One of the strong points of the project, Ordoñez said, is that “it has united these seven wills, seven artists of different ages and locations with a single” objective,” raising awareness among people of the importance of preserving the natural environment.

In that regard, each of the artists contributes with his own style, his own techniques, such that included in the exhibition are different pictorial works of art, such as works in oil on canvas, which bring to the viewer - for instance - a dreamlike allegory of the relationship between woman and nature.

In addition, one can appreciate Escobar’s large photograph of wildflowers, which are small samples of the treasures offered by Ecuadorian flora and invite the public to luxuriate in the planet on which we live.
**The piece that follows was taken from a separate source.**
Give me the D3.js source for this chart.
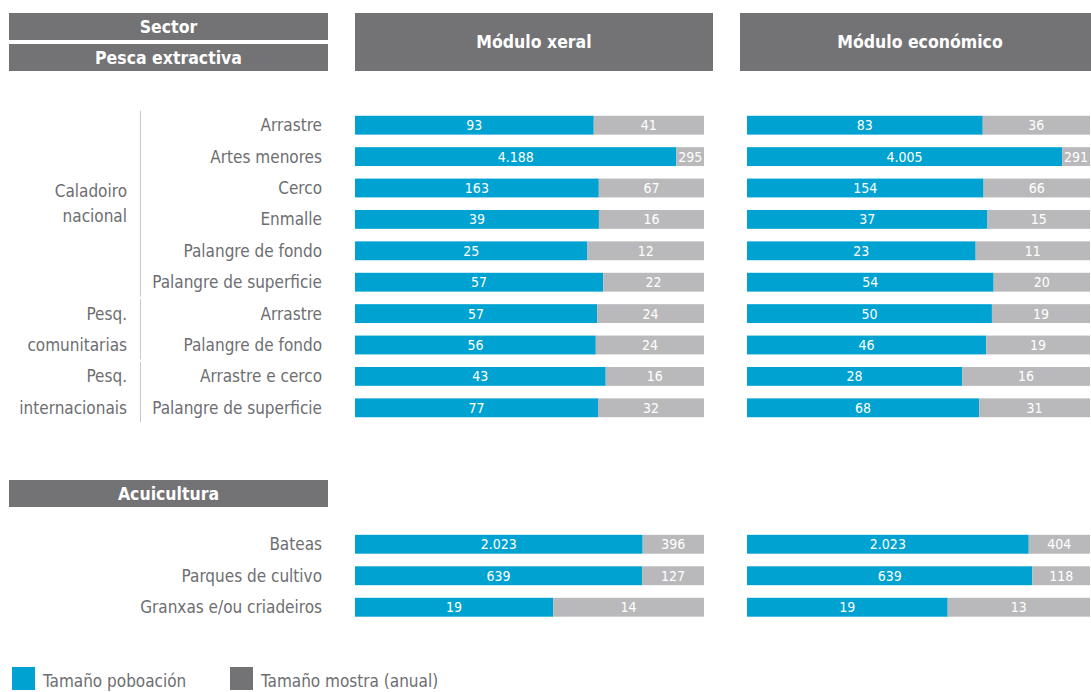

“Our planet is beautiful, something divine, each thing, every flower, no matter how small is a world and that applies to we human beings, who are the youngest animal and, at the same time, the most destructive,” the artist, who has pursued his career for more than 35 years, said.

The coordinator of the exposition hall said that the exhibit is a call to “scale back extractive activities (like mining and oil exploitation), take care of nature, save and heal the environment with love.”

“In my opinion, art for art’s sake doesn’t exist. There is always some kind of purpose. Every artist reflects a concrete world and, in this exposition, I read a cry, a call to defend this nature that shelters us, that has given birth to us,” Ordoñez added.

Along those lines, Escobar remarked that at some point Ecuador’s politicians have to understand that the Andean country’s biodiversity “is a privilege in the world” and that the country’s “main source of income should be tourism.”

But, the photographer said, “little can be done at this time in which we live. Unfortunately, the interests of a few people lead to a lack of respect for nature. If we don’t respect ourselves as human beings, undoubtedly it will be of little interest to us to respect animals, flowers and the other life we have in the world. It’s sad what’s happening to us.”